Work to complete
Go through the data and copy every line exactly, but not the images.

Given material
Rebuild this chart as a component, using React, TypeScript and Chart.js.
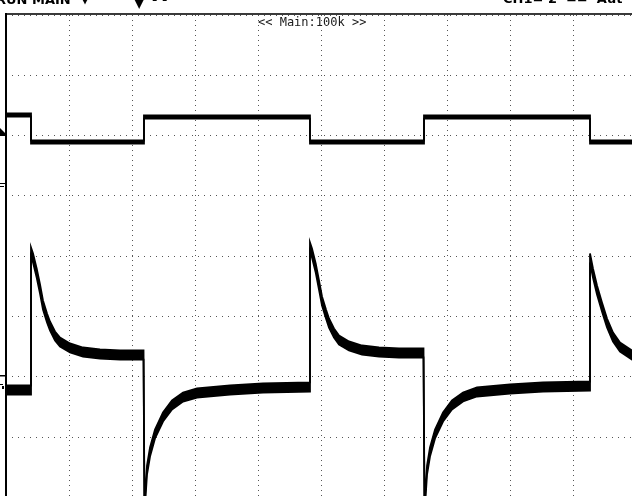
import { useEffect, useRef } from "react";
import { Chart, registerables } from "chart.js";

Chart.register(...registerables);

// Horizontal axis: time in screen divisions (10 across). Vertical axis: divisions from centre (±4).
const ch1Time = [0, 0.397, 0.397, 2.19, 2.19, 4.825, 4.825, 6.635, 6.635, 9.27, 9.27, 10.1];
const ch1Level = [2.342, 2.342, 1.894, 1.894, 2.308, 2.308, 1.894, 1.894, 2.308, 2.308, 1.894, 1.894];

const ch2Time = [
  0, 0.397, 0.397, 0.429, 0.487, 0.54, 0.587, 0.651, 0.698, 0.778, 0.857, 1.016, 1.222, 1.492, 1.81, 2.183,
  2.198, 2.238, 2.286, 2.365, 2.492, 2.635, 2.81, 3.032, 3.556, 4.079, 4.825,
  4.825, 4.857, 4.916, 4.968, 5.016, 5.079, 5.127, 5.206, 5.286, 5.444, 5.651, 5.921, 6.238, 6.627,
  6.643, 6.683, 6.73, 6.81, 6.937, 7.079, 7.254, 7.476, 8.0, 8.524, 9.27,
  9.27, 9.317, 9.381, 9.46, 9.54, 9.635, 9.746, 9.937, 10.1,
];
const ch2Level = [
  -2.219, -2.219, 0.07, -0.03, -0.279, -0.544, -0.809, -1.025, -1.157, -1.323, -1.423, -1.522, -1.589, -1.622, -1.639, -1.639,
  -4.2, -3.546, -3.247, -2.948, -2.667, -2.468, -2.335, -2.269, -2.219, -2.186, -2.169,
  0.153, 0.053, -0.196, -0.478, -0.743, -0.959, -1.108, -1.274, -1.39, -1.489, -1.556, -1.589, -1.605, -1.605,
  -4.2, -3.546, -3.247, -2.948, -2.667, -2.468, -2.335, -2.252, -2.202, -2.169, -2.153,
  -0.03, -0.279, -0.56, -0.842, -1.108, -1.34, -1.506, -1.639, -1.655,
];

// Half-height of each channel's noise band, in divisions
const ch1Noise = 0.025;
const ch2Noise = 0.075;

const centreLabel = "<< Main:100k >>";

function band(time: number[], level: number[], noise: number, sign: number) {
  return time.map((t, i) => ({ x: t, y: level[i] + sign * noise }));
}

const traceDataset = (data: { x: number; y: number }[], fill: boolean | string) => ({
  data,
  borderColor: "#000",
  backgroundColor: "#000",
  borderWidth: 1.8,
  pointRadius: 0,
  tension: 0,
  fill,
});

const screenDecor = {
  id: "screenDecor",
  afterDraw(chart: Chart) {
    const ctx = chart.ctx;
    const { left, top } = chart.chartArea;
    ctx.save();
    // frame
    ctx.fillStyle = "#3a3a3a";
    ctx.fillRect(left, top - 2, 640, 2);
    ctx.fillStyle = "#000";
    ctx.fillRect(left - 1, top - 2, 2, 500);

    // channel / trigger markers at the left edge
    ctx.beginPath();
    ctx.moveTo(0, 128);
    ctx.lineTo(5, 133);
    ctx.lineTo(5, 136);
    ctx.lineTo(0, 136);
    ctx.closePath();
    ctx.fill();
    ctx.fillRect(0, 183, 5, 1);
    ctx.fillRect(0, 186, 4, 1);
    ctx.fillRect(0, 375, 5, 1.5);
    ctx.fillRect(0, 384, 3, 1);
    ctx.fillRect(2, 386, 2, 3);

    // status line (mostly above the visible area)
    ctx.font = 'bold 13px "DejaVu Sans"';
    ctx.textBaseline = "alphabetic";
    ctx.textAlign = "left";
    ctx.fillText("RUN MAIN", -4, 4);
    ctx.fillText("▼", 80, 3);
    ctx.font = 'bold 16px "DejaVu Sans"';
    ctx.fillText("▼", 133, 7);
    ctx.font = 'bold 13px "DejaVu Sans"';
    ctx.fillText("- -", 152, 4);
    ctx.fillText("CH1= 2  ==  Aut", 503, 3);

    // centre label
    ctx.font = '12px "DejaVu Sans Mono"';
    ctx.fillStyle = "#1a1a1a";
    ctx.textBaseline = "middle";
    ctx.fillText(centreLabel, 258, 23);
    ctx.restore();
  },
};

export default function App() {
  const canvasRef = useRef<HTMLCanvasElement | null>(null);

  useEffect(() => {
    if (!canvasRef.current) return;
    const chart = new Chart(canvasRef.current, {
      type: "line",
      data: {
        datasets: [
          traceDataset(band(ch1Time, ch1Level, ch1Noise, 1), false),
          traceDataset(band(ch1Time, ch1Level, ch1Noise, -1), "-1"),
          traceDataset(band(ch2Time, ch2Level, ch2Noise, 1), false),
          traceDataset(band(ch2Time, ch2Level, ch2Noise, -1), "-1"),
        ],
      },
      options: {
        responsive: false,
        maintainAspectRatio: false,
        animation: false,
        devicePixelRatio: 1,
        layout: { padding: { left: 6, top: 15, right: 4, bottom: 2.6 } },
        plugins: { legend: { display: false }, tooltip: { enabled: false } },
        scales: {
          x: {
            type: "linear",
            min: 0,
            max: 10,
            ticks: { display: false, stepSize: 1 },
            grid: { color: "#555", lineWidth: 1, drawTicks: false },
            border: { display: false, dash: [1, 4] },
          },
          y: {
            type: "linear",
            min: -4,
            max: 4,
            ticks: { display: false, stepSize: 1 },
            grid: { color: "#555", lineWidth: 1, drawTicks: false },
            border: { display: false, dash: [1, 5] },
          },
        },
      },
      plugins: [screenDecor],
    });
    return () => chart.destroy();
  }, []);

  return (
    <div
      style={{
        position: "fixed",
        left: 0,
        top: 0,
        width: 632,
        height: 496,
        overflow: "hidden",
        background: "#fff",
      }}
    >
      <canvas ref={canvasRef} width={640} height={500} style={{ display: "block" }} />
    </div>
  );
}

Written response
Rebuild this chart as a component, using React, TypeScript and Chart.js.
import { useEffect, useRef } from "react";
import { Chart, registerables } from "chart.js";

Chart.register(...registerables);

// Horizontal axis: time in screen divisions (10 across). Vertical axis: divisions from centre (±4).
const ch1Time = [0, 0.397, 0.397, 2.19, 2.19, 4.825, 4.825, 6.635, 6.635, 9.27, 9.27, 10.1];
const ch1Level = [2.342, 2.342, 1.894, 1.894, 2.308, 2.308, 1.894, 1.894, 2.308, 2.308, 1.894, 1.894];

const ch2Time = [
  0, 0.397, 0.397, 0.429, 0.487, 0.54, 0.587, 0.651, 0.698, 0.778, 0.857, 1.016, 1.222, 1.492, 1.81, 2.183,
  2.198, 2.238, 2.286, 2.365, 2.492, 2.635, 2.81, 3.032, 3.556, 4.079, 4.825,
  4.825, 4.857, 4.916, 4.968, 5.016, 5.079, 5.127, 5.206, 5.286, 5.444, 5.651, 5.921, 6.238, 6.627,
  6.643, 6.683, 6.73, 6.81, 6.937, 7.079, 7.254, 7.476, 8.0, 8.524, 9.27,
  9.27, 9.317, 9.381, 9.46, 9.54, 9.635, 9.746, 9.937, 10.1,
];
const ch2Level = [
  -2.219, -2.219, 0.07, -0.03, -0.279, -0.544, -0.809, -1.025, -1.157, -1.323, -1.423, -1.522, -1.589, -1.622, -1.639, -1.639,
  -4.2, -3.546, -3.247, -2.948, -2.667, -2.468, -2.335, -2.269, -2.219, -2.186, -2.169,
  0.153, 0.053, -0.196, -0.478, -0.743, -0.959, -1.108, -1.274, -1.39, -1.489, -1.556, -1.589, -1.605, -1.605,
  -4.2, -3.546, -3.247, -2.948, -2.667, -2.468, -2.335, -2.252, -2.202, -2.169, -2.153,
  -0.03, -0.279, -0.56, -0.842, -1.108, -1.34, -1.506, -1.639, -1.655,
];

// Half-height of each channel's noise band, in divisions
const ch1Noise = 0.025;
const ch2Noise = 0.075;

const centreLabel = "<< Main:100k >>";

function band(time: number[], level: number[], noise: number, sign: number) {
  return time.map((t, i) => ({ x: t, y: level[i] + sign * noise }));
}

const traceDataset = (data: { x: number; y: number }[], fill: boolean | string) => ({
  data,
  borderColor: "#000",
  backgroundColor: "#000",
  borderWidth: 1.8,
  pointRadius: 0,
  tension: 0,
  fill,
});

const screenDecor = {
  id: "screenDecor",
  afterDraw(chart: Chart) {
    const ctx = chart.ctx;
    const { left, top } = chart.chartArea;
    ctx.save();
    // frame
    ctx.fillStyle = "#3a3a3a";
    ctx.fillRect(left, top - 2, 640, 2);
    ctx.fillStyle = "#000";
    ctx.fillRect(left - 1, top - 2, 2, 500);

    // channel / trigger markers at the left edge
    ctx.beginPath();
    ctx.moveTo(0, 128);
    ctx.lineTo(5, 133);
    ctx.lineTo(5, 136);
    ctx.lineTo(0, 136);
    ctx.closePath();
    ctx.fill();
    ctx.fillRect(0, 183, 5, 1);
    ctx.fillRect(0, 186, 4, 1);
    ctx.fillRect(0, 375, 5, 1.5);
    ctx.fillRect(0, 384, 3, 1);
    ctx.fillRect(2, 386, 2, 3);

    // status line (mostly above the visible area)
    ctx.font = 'bold 13px "DejaVu Sans"';
    ctx.textBaseline = "alphabetic";
    ctx.textAlign = "left";
    ctx.fillText("RUN MAIN", -4, 4);
    ctx.fillText("▼", 80, 3);
    ctx.font = 'bold 16px "DejaVu Sans"';
    ctx.fillText("▼", 133, 7);
    ctx.font = 'bold 13px "DejaVu Sans"';
    ctx.fillText("- -", 152, 4);
    ctx.fillText("CH1= 2  ==  Aut", 503, 3);

    // centre label
    ctx.font = '12px "DejaVu Sans Mono"';
    ctx.fillStyle = "#1a1a1a";
    ctx.textBaseline = "middle";
    ctx.fillText(centreLabel, 258, 23);
    ctx.restore();
  },
};

export default function App() {
  const canvasRef = useRef<HTMLCanvasElement | null>(null);

  useEffect(() => {
    if (!canvasRef.current) return;
    const chart = new Chart(canvasRef.current, {
      type: "line",
      data: {
        datasets: [
          traceDataset(band(ch1Time, ch1Level, ch1Noise, 1), false),
          traceDataset(band(ch1Time, ch1Level, ch1Noise, -1), "-1"),
          traceDataset(band(ch2Time, ch2Level, ch2Noise, 1), false),
          traceDataset(band(ch2Time, ch2Level, ch2Noise, -1), "-1"),
        ],
      },
      options: {
        responsive: false,
        maintainAspectRatio: false,
        animation: false,
        devicePixelRatio: 1,
        layout: { padding: { left: 6, top: 15, right: 4, bottom: 2.6 } },
        plugins: { legend: { display: false }, tooltip: { enabled: false } },
        scales: {
          x: {
            type: "linear",
            min: 0,
            max: 10,
            ticks: { display: false, stepSize: 1 },
            grid: { color: "#555", lineWidth: 1, drawTicks: false },
            border: { display: false, dash: [1, 4] },
          },
          y: {
            type: "linear",
            min: -4,
            max: 4,
            ticks: { display: false, stepSize: 1 },
            grid: { color: "#555", lineWidth: 1, drawTicks: false },
            border: { display: false, dash: [1, 5] },
          },
        },
      },
      plugins: [screenDecor],
    });
    return () => chart.destroy();
  }, []);

  return (
    <div
      style={{
        position: "fixed",
        left: 0,
        top: 0,
        width: 632,
        height: 496,
        overflow: "hidden",
        background: "#fff",
      }}
    >
      <canvas ref={canvasRef} width={640} height={500} style={{ display: "block" }} />
    </div>
  );
}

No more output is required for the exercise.